┌──

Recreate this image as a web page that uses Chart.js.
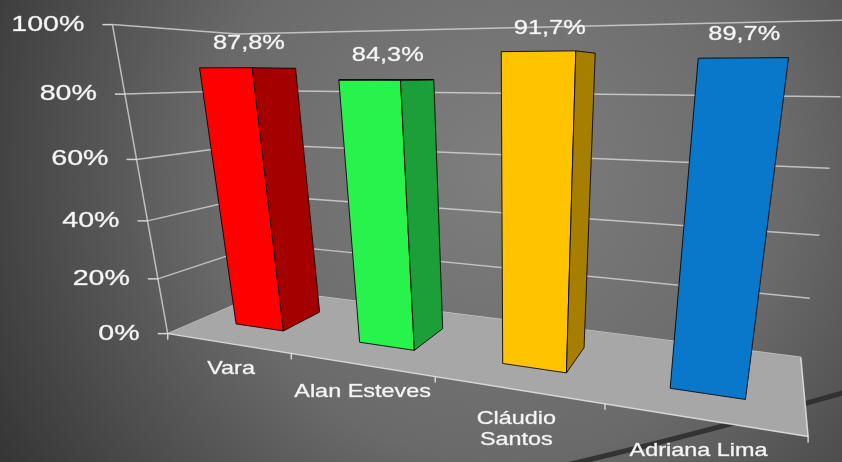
<!DOCTYPE html>
<html>
<head>
<meta charset="utf-8">
<title>Resultado</title>
<script src="https://cdn.jsdelivr.net/npm/chart.js@4.4.1/dist/chart.umd.min.js"></script>
<style>
  html, body { margin: 0; padding: 0; background: #3a3a3a; }
  canvas { display: block; }
</style>
</head>
<body>
<canvas id="chart" width="842" height="462"></canvas>
<script>
const categories = ['Vara', 'Alan Esteves', ['Cláudio', 'Santos'], 'Adriana Lima'];
const values = [87.8, 84.3, 91.7, 89.7];
const tickValues = [0, 20, 40, 60, 80, 100];

const frontColors = ['#ff0000', '#28f24c', '#ffc300', '#0a78ca'];
const sideColors = ['#a50000', '#1c9e38', '#a67e00', '#06559a'];

// where corners of the 3d box (X, Y, Z all 0..1) land in the picture
const frameAnchors = [
  [0, 0, 0, 168, 332], [0, 0.2, 0, 158, 278], [0, 0.4, 0, 147, 220],
  [0, 0.6, 0, 136.5, 159], [0, 0.8, 0, 125, 95], [0, 1, 0, 112, 25],
  [0.25, 0, 0, 292, 355], [0.5, 0, 0, 435, 378], [0.75, 0, 0, 605, 404], [1, 0, 0, 808, 436],
  [1, 0, 1, 800, 357], [1, 0.2, 1, 810, 298], [1, 0.4, 1, 820, 235],
  [1, 0.6, 1, 830, 168], [1, 0.8, 1, 840, 97],
  [0, 0, 1, 269, 291], [0, 1, 1, 238, 34]
];
const barDepth = [0.3, 0.7];
const stretch = 1.3;
const fontName = '"Liberation Sans", Arial, sans-serif';

const CX = 421, CY = 231, NORM = 421;

// least squares 3x4 projection (last entry fixed to 1)
function fitCamera(anchors) {
  const n = 11;
  const m = [];
  for (let i = 0; i < n; i++) m.push(new Array(n + 1).fill(0));
  function addRow(row, rhs) {
    for (let i = 0; i < n; i++) {
      for (let j = 0; j < n; j++) m[i][j] += row[i] * row[j];
      m[i][n] += row[i] * rhs;
    }
  }
  anchors.forEach(([X, Y, Z, px, py]) => {
    const u = (px - CX) / NORM, v = (py - CY) / NORM;
    addRow([X, Y, Z, 1, 0, 0, 0, 0, -u * X, -u * Y, -u * Z], u);
    addRow([0, 0, 0, 0, X, Y, Z, 1, -v * X, -v * Y, -v * Z], v);
  });
  for (let c = 0; c < n; c++) {
    let p = c;
    for (let r = c + 1; r < n; r++) if (Math.abs(m[r][c]) > Math.abs(m[p][c])) p = r;
    const tmp = m[c]; m[c] = m[p]; m[p] = tmp;
    for (let r = 0; r < n; r++) {
      if (r === c) continue;
      const f = m[r][c] / m[c][c];
      for (let k = c; k <= n; k++) m[r][k] -= f * m[c][k];
    }
  }
  const s = m.map((row, i) => row[n] / row[i]);
  return [s.slice(0, 4), s.slice(4, 8), [s[8], s[9], s[10], 1]];
}
const cam = fitCamera(frameAnchors);

function project(p) {
  const q = cam.map(r => r[0] * p[0] + r[1] * p[1] + r[2] * p[2] + r[3]);
  return [q[0] / q[2] * NORM + CX, q[1] / q[2] * NORM + CY];
}

function path(ctx, pts) {
  ctx.beginPath();
  pts.forEach((p, i) => {
    const s = project(p);
    if (i === 0) ctx.moveTo(s[0], s[1]); else ctx.lineTo(s[0], s[1]);
  });
}

function signedArea(pts) {
  const s = pts.map(project);
  let a = 0;
  for (let i = 0; i < s.length; i++) {
    const j = (i + 1) % s.length;
    a += s[i][0] * s[j][1] - s[j][0] * s[i][1];
  }
  return a;
}

function text(ctx, str, x, y, size, align) {
  ctx.save();
  ctx.font = size + 'px ' + fontName;
  ctx.fillStyle = '#f6f6f6';
  ctx.strokeStyle = 'rgba(246,246,246,0.6)';
  ctx.lineWidth = 0.5;
  ctx.textAlign = align;
  ctx.textBaseline = 'middle';
  ctx.translate(x, y);
  ctx.scale(stretch, 1);
  ctx.fillText(str, 0, 0);
  ctx.strokeText(str, 0, 0);
  ctx.restore();
}

const scene3d = {
  id: 'scene3d',
  beforeDraw(chart) {
    const ctx = chart.ctx;
    const g = ctx.createRadialGradient(500, 170, 0, 500, 170, 640);
    g.addColorStop(0, '#7e7e7e');
    g.addColorStop(0.45, '#6a6a6a');
    g.addColorStop(1, '#2a2a2a');
    ctx.save();
    ctx.fillStyle = g;
    ctx.fillRect(0, 0, chart.width, chart.height);
    // dark swoosh at the bottom right
    ctx.strokeStyle = 'rgba(45,45,45,0.9)';
    ctx.lineWidth = 5;
    ctx.beginPath();
    ctx.moveTo(545, 470);
    ctx.quadraticCurveTo(690, 437, 860, 388);
    ctx.stroke();
    ctx.restore();
  },
  beforeDatasetsDraw(chart) {
    const ctx = chart.ctx;
    const a = chart.chartArea;
    const nx = px => (px - a.left) / a.width;
    const ny = py => (a.bottom - py) / a.height;
    const yScale = chart.scales.y;
    const xScale = chart.scales.x;

    ctx.save();
    ctx.lineJoin = 'round';

    // wall grid lines
    ctx.strokeStyle = 'rgba(215,215,215,0.8)';
    ctx.lineWidth = 1.5;
    tickValues.forEach(t => {
      const y = ny(yScale.getPixelForValue(t));
      path(ctx, [[0, y, 0], [0, y, 1], [1, y, 1]]);
      ctx.stroke();
    });
    path(ctx, [[0, 0, 0], [0, 1, 0]]);
    ctx.stroke();

    // floor
    ctx.fillStyle = '#a7a7a7';
    path(ctx, [[0, 0, 0], [1, 0, 0], [1, 0, 1], [0, 0, 1]]);
    ctx.closePath();
    ctx.fill();
    ctx.strokeStyle = 'rgba(225,225,225,0.9)';
    path(ctx, [[0, 0, 0], [1, 0, 0], [1, 0, 1]]);
    ctx.stroke();

    // category tick marks under the front edge
    for (let i = 0; i <= categories.length; i++) {
      const s = project([i / categories.length, 0, 0]);
      ctx.beginPath();
      ctx.moveTo(s[0], s[1]);
      ctx.lineTo(s[0], s[1] + 6);
      ctx.stroke();
    }
    // value tick marks and labels
    tickValues.forEach(t => {
      const s = project([0, ny(yScale.getPixelForValue(t)), 0]);
      ctx.beginPath();
      ctx.moveTo(s[0] - 10, s[1]);
      ctx.lineTo(s[0], s[1]);
      ctx.stroke();
      text(ctx, t + '%', s[0] - 28, s[1], 22, 'right');
    });

    // bars
    const [z0, z1] = barDepth;
    chart.getDatasetMeta(0).data.forEach((bar, i) => {
      const x0 = nx(bar.x - bar.width / 2), x1 = nx(bar.x + bar.width / 2);
      const h = ny(bar.y);
      const faces = [
        [[[x0, 0, z0], [x1, 0, z0], [x1, h, z0], [x0, h, z0]], frontColors[i]],
        [[[x1, 0, z0], [x1, 0, z1], [x1, h, z1], [x1, h, z0]], sideColors[i]],
        [[[x0, 0, z1], [x0, 0, z0], [x0, h, z0], [x0, h, z1]], sideColors[i]],
        [[[x0, h, z0], [x1, h, z0], [x1, h, z1], [x0, h, z1]], frontColors[i]]
      ];
      const dir = Math.sign(signedArea(faces[0][0]));
      ctx.strokeStyle = 'rgba(0,0,0,0.85)';
      ctx.lineWidth = 1;
      faces.forEach(([pts, color]) => {
        if (Math.sign(signedArea(pts)) !== dir) return;
        path(ctx, pts);
        ctx.closePath();
        ctx.fillStyle = color;
        ctx.fill();
        ctx.stroke();
      });
      const top = project([(x0 + x1) / 2, h, (z0 + z1) / 2]);
      text(ctx, values[i].toFixed(1).replace('.', ',') + '%', top[0], top[1] - 24, 19.5, 'center');
    });

    // category labels
    categories.forEach((c, i) => {
      const s = project([nx(xScale.getPixelForValue(i)), -0.095, 0]);
      const lines = Array.isArray(c) ? c : [c];
      lines.forEach((line, k) => text(ctx, line, s[0], s[1] + k * 21, 18, 'center'));
    });

    ctx.restore();
    return false;
  }
};

new Chart(document.getElementById('chart'), {
  type: 'bar',
  data: {
    labels: categories,
    datasets: [{
      label: 'Resultado',
      data: values,
      backgroundColor: frontColors,
      categoryPercentage: 1,
      barPercentage: 0.4
    }]
  },
  options: {
    responsive: false,
    animation: false,
    layout: { padding: 0 },
    plugins: {
      legend: { display: false },
      tooltip: { enabled: false }
    },
    scales: {
      x: { display: false },
      y: { display: false, min: 0, max: 100 }
    }
  },
  plugins: [scene3d]
});
</script>
</body>
</html>
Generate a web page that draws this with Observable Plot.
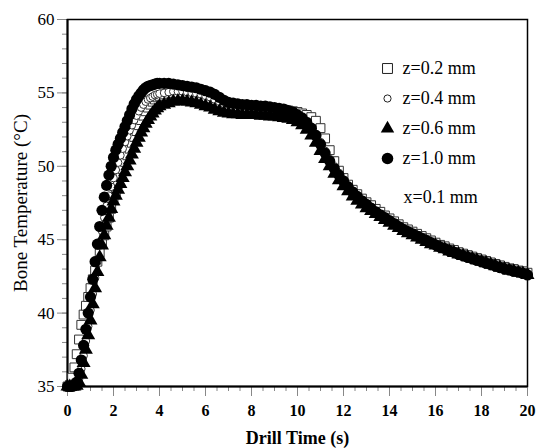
<!DOCTYPE html>
<html><head><meta charset="utf-8">
<script src="https://cdn.jsdelivr.net/npm/d3@7"></script>
<script src="https://cdn.jsdelivr.net/npm/@observablehq/plot@0.6"></script>
<style>body{margin:0;background:#fff}</style>
</head><body><div id="chart"></div>
<script>
// time stamps (s)
const tRise = [0,0.1,0.2,0.3,0.4,0.5,0.6,0.7,0.8,0.9,1.0,1.1,1.2,1.3,1.4,1.5,1.6,1.7,1.8,1.9,2.0,2.1,2.2,2.3,2.4,2.5,2.6,2.7,2.8,2.9,3.0,3.1,3.2,3.3,3.4,3.5,3.6,3.7,3.8,3.9,4.0];
const tLate = [4.2,4.4,4.6,4.8,5.0,5.2,5.4,5.6,5.8,6.0,6.2,6.4,6.6,6.8,7.0,7.2,7.4,7.6,7.8,8.0,8.2,8.4,8.6,8.8,9.0,9.2,9.4,9.6,9.8,10.0,10.2,10.4,10.6,10.8,11.0,11.2,11.4,11.6,11.8,12.0,12.2,12.4,12.6,12.8,13.0,13.2,13.4,13.6,13.8,14.0,14.2,14.4,14.6,14.8,15.0,15.2,15.4,15.6,15.8,16.0,16.2,16.4,16.6,16.8,17.0,17.2,17.4,17.6,17.8,18.0,18.2,18.4,18.6,18.8,19.0,19.2,19.4,19.6,19.8,20.0];

// z = 0.2 mm (open squares)
const z02 = [35,35.1,35.6,36.3,37.2,38.2,39.2,39.9,40.5,41.1,41.7,42.3,42.9,43.5,44.1,44.7,45.3,45.9,46.5,47.1,47.7,48.25,48.8,49.3,49.8,50.3,50.75,51.2,51.6,52.0,52.4,52.8,53.15,53.45,53.75,54.0,54.2,54.4,54.55,54.7,54.8,
 54.9,54.95,55.0,55.0,55.0,54.95,54.9,54.85,54.8,54.7,
 54.6,54.5,54.35,54.2,54.1,54.0,54.0,53.95,53.95,53.95,
 53.95,53.95,53.9,53.9,53.9,53.85,53.85,53.8,53.75,53.7,
 53.6,53.5,53.35,53.1,52.6,51.9,51.1,50.35,49.7,49.2,
 48.75,48.4,48.1,47.8,47.55,47.35,47.1,46.9,46.65,46.45,
 46.25,46.05,45.85,45.7,45.55,45.4,45.25,45.1,44.95,44.8,
 44.65,44.55,44.4,44.3,44.15,44.05,43.95,43.85,43.75,43.65,
 43.55,43.45,43.35,43.25,43.15,43.05,43.0,42.9,42.85,42.75];
// z = 0.4 mm (open circles)
const z04 = [35,35,35,35,35.1,35.5,36.2,37.1,38.1,39.1,40.2,41.3,42.4,43.5,44.6,45.6,46.5,47.3,48.0,48.6,49.2,49.75,50.25,50.75,51.2,51.65,52.05,52.45,52.8,53.15,53.45,53.75,54.0,54.2,54.4,54.55,54.65,54.75,54.85,54.9,54.95,
 55.0,55.05,55.1,55.1,55.1,55.05,55.0,54.95,54.9,54.8,
 54.7,54.55,54.4,54.25,54.1,54.0,53.95,53.9,53.9,53.85,
 53.85,53.85,53.8,53.8,53.75,53.75,53.7,53.65,53.55,53.4,
 53.25,53.0,52.65,52.2,51.65,51.05,50.5,50.0,49.55,49.1,
 48.7,48.35,48.0,47.7,47.45,47.2,46.95,46.75,46.55,46.35,
 46.15,45.95,45.75,45.6,45.45,45.3,45.15,45.0,44.85,44.7,
 44.55,44.45,44.3,44.2,44.05,43.95,43.85,43.75,43.65,43.55,
 43.45,43.35,43.25,43.15,43.05,42.95,42.9,42.8,42.75,42.65];
// z = 0.6 mm (filled triangles)
const z06 = [35,35,35,35,35.05,35.3,35.8,36.6,37.5,38.5,39.5,40.6,41.7,42.8,43.8,44.6,45.3,45.95,46.5,47.1,47.6,48.0,48.4,48.8,49.2,49.6,50.0,50.4,50.8,51.2,51.6,51.95,52.3,52.6,52.9,53.15,53.4,53.6,53.8,53.95,54.1,
 54.2,54.3,54.4,54.45,54.45,54.4,54.35,54.3,54.2,54.1,
 54.0,53.85,53.75,53.65,53.6,53.55,53.55,53.5,53.5,53.5,
 53.5,53.45,53.45,53.4,53.4,53.35,53.3,53.25,53.15,53.0,
 52.8,52.5,52.1,51.6,51.05,50.5,50.0,49.5,49.05,48.65,
 48.3,47.95,47.65,47.4,47.15,46.95,46.75,46.55,46.35,46.15,
 45.95,45.8,45.6,45.45,45.3,45.15,45.0,44.85,44.7,44.6,
 44.45,44.35,44.2,44.1,44.0,43.9,43.8,43.7,43.6,43.5,
 43.4,43.3,43.2,43.1,43.0,42.9,42.85,42.75,42.7,42.6];
// z = 1.0 mm (filled circles)
const z10 = [35,35,35,35.05,35.3,35.9,36.8,37.8,38.9,40.0,41.1,42.3,43.5,44.7,45.9,47.0,47.9,48.7,49.4,50.0,50.6,51.1,51.5,51.9,52.3,52.7,53.1,53.5,53.9,54.25,54.55,54.8,55.0,55.2,55.35,55.45,55.5,55.55,55.6,55.65,55.65,
 55.65,55.65,55.6,55.55,55.5,55.45,55.4,55.35,55.25,55.15,
 55.05,54.9,54.7,54.5,54.35,54.3,54.25,54.2,54.2,54.15,
 54.15,54.1,54.1,54.05,54.0,53.95,53.9,53.8,53.7,53.5,
 53.3,53.0,52.6,52.1,51.5,50.9,50.35,49.85,49.4,49.0,
 48.6,48.25,47.95,47.65,47.4,47.15,46.9,46.7,46.5,46.3,
 46.1,45.9,45.7,45.55,45.4,45.25,45.1,44.95,44.8,44.65,
 44.5,44.4,44.25,44.15,44.0,43.9,43.8,43.7,43.6,43.5,
 43.4,43.3,43.2,43.1,43.0,42.95,42.85,42.8,42.7,42.6];

const seriesNames = ["z=0.2 mm", "z=0.4 mm", "z=0.6 mm", "z=1.0 mm"];
const noteText = "x=0.1 mm";
const xTicks = [0,2,4,6,8,10,12,14,16,18,20];
const yTicks = [35,40,45,50,55,60];
const xTitle = "Drill Time (s)";
const yTitle = "Bone Temperature (\u00B0C)";

const time = tRise.concat(tLate);
const series = [z02, z04, z06, z10];
series.forEach((s, k) => { if (s.length !== time.length) console.error("length mismatch", k, s.length, time.length); });
const rows = series.map((vals, k) => vals.map((v, i) => ({t: time[i], v, k})));

const looks = [
  {symbol: "square", r: 5, fill: "white", stroke: "#333", strokeWidth: 1},
  {symbol: "circle", r: 3.8, fill: "white", stroke: "#333", strokeWidth: 1},
  {symbol: "triangle", r: 5.2, fill: "black", stroke: "none"},
  {symbol: "circle", r: 5.6, fill: "black", stroke: "none"}
];
const legendLooks = [
  {symbol: "square", r: 5.6, fill: "white", stroke: "#222", strokeWidth: 1},
  {symbol: "circle", r: 3.6, fill: "white", stroke: "#222", strokeWidth: 1},
  {symbol: "triangle", r: 5, fill: "black", stroke: "none"},
  {symbol: "circle", r: 5.8, fill: "black", stroke: "none"}
];

const font = "'Liberation Serif', 'Times New Roman', serif";
const xMinor = d3.range(0, 20.001, 0.5);
const yMinor = d3.range(35, 60.001, 1);

const legendMarks = [];
seriesNames.forEach((name, i) => {
  legendMarks.push(Plot.dot([name], {frameAnchor: "top-right", dx: -140, dy: 49 + 30 * i, ...legendLooks[i]}));
  legendMarks.push(Plot.text([name], {frameAnchor: "top-right", text: d => d, dx: -125, dy: 49 + 30 * i, textAnchor: "start", lineAnchor: "middle", fontSize: 18, fill: "black"}));
});
legendMarks.push(Plot.text([noteText], {frameAnchor: "top-right", text: d => d, dx: -124, dy: 178, textAnchor: "start", lineAnchor: "middle", fontSize: 18, fill: "black"}));

const chart = Plot.plot({
  width: 538,
  height: 448,
  marginLeft: 67,
  marginRight: 11,
  marginTop: 19,
  marginBottom: 62,
  style: {fontFamily: font, background: "white", color: "black"},
  x: {domain: [0, 20]},
  y: {domain: [35, 60]},
  marks: [
    Plot.axisY(yMinor, {tickSize: 5, tickFormat: () => "", label: null, stroke: "#888"}),
    Plot.axisY(yTicks, {tickSize: 10, tickPadding: 3, fontSize: 17, label: null, stroke: "#888", fill: "black"}),
    Plot.axisX(xMinor, {tickSize: 5, tickFormat: () => "", label: null, stroke: "#888"}),
    Plot.axisX(xTicks, {tickSize: 10, tickPadding: 8, fontSize: 16, fontWeight: "bold", label: null, stroke: "#888", fill: "black"}),
    Plot.frame({stroke: "black", strokeWidth: 1.5}),
    Plot.ruleX([0], {stroke: "black", strokeWidth: 2}),
    Plot.ruleY([35], {stroke: "black", strokeWidth: 2}),
    ...rows.map((r, k) => Plot.dot(r, {x: "t", y: "v", ...looks[k]})),
    ...legendMarks,
    Plot.text([xTitle], {frameAnchor: "bottom", text: d => d, dy: 52, lineAnchor: "middle", fontSize: 18, fontWeight: "bold", fill: "black"}),
    Plot.text([yTitle], {frameAnchor: "left", text: d => d, dx: -47, rotate: -90, textAnchor: "middle", lineAnchor: "middle", fontSize: 19, fill: "black"})
  ]
});
document.getElementById("chart").appendChild(chart);
</script>
</body></html>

└──

■ **DIRECTION**: Word for word, give again the lines from the first entry to the line with "const sideColors = ['#a50000', '#1c9e38', '#a67e00', '#06559a'];", inclusive. Exclude the pictures.

■ **EXPECTED ANSWER**:
Recreate this image as a web page that uses Chart.js.
<!DOCTYPE html>
<html>
<head>
<meta charset="utf-8">
<title>Resultado</title>
<script src="https://cdn.jsdelivr.net/npm/chart.js@4.4.1/dist/chart.umd.min.js"></script>
<style>
  html, body { margin: 0; padding: 0; background: #3a3a3a; }
  canvas { display: block; }
</style>
</head>
<body>
<canvas id="chart" width="842" height="462"></canvas>
<script>
const categories = ['Vara', 'Alan Esteves', ['Cláudio', 'Santos'], 'Adriana Lima'];
const values = [87.8, 84.3, 91.7, 89.7];
const tickValues = [0, 20, 40, 60, 80, 100];

const frontColors = ['#ff0000', '#28f24c', '#ffc300', '#0a78ca'];
const sideColors = ['#a50000', '#1c9e38', '#a67e00', '#06559a'];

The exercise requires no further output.